General News

16 June, 2023

Biosecurity fears reduce project size

A new workers’ accommodation project for a farm near Mareeba has been reduced in capacity after biosecurity concerns were raised by a neighbouring banana plantation.

Biosecurity fears reduce project size - feature photo

 A new workers’ accommodation project for a farm near Mareeba has been reduced in capacity after biosecurity concerns were raised by a neighbouring banana plantation. 

Dusty Nuts Pty Ltd, on Vicary Road, was originally planning to establish an accommodation facility for up to 72 workers over three stages as well as a manager’s residence, but after concerns were raised by the adjoining banana plantation, the project has been reduced to the delivery of Stage 1 only. 

The project will now only cater to 24 farm workers as well as a manager’s residence. One of the existing buildings on the property will be transformed into accommodation for 12 workers, with six twin-share modular “donga” style buildings to house the remaining workers, in addition to an undercover common area and communal amenities. 

The only objection to the development came from Rock Ridge Farming which is one of the largest farming businesses on the Tablelands and one of the largest employers of non-resident workers in the region. 

While the owners acknowledged the “desperate need” for workers accommodation, they objected to the development due to the threat of Panama disease, advising that it would take just “one speck of infected soil to contaminate an entire farm”, devastating the banana plants. 

“Once in the soil, it is non-eradicable and the fungus remains active in the soil for decades, even without banana plants present, making the land unsuitable to produce bananas or most other crops indefinitely,” the owners said in their submission to council. 

“The proposed development’s close proximity to our banana plants poses an unreasonable amount of risk that contaminated soil could enter the paddock. 

“A worker arriving from Tully or the Northern Territory (where there are confirmed cases of Panama) could bring in contaminated soil on their shoes or luggage. This soil could easily be spread to our banana paddock (less than 10m away from the proposed accommodation buildings) by wind or rainwater as all the water runoff from the lot flows directly into our banana paddock.” 

The submission also questioned whether the land on which the accommodation facility would be established was big enough to provide workers with the recreational area they would need, and that could force workers to come onto their property. 

They also pointed out that aerial spraying with fungicide and insecticide was carried out each fortnight for their Lady Finger bananas. 

“Whilst our operators take every precaution and adhere to strict rules and regulations, given the close proximity of the proposed development to the banana crop, it would only take a small wind change to cause drift across the property,” the submission said. 
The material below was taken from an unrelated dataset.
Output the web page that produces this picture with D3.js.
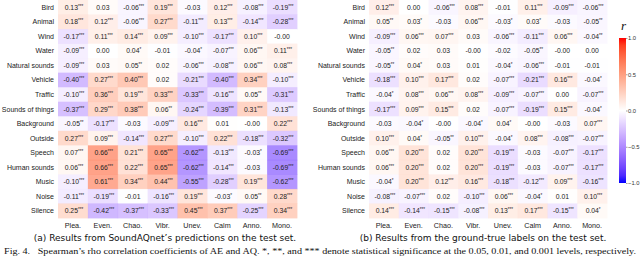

“Additionally, we feel there is an insufficient buffer zone between the proposed accommodation and the existing banana trees. In addition to aerial spraying, regular ground spraying is conducted across the farm. 

“Given most spraying is done out of regular work hours, we feel that this could cause potentially catastrophic consequences and poses an unacceptable risk to the workers’ health and wellbeing.” 

Council ended up approving the development but not before Cr Locky Bensted said he was still conflicted about the project because Panama disease was such a “huge risk” for the neighbouring farm. 

“It wasn’t comfortable with the 72 workers and I’m still conflicted because you have workers from different farms coming into this site,” he said. 

He wanted a guarantee that people would be made aware not to trespass onto the neighbouring property. 

“We are conditioning (the approval) with a fence which will stop that to some extent – it comes down to communication between the onsite manager and the workers not to wander through areas where they shouldn’t be,” Senior planner Brian Millard said. 

Deputy Mayor Cr Kevin Davies was also still concerned about the risk of Panama entering the banana plantation and would have preferred “another step” that would give comfort that workers would not go onto the farm. 

“I’m happy the fence is staying and going right to the boundary – if Panama gets onto that farm there’s their livelihood gone,” he said. 

“I would be happy if we had another step possibly to enforce that they do not go onto that farm because we don’t want Panama spreading in this community on our farms.” 

Mr Millard said he felt council had done everything they could to prevent that happening. 

“Altogether, I think we’re comfortable that we’re doing everything reasonable to stop that occurring,” he said.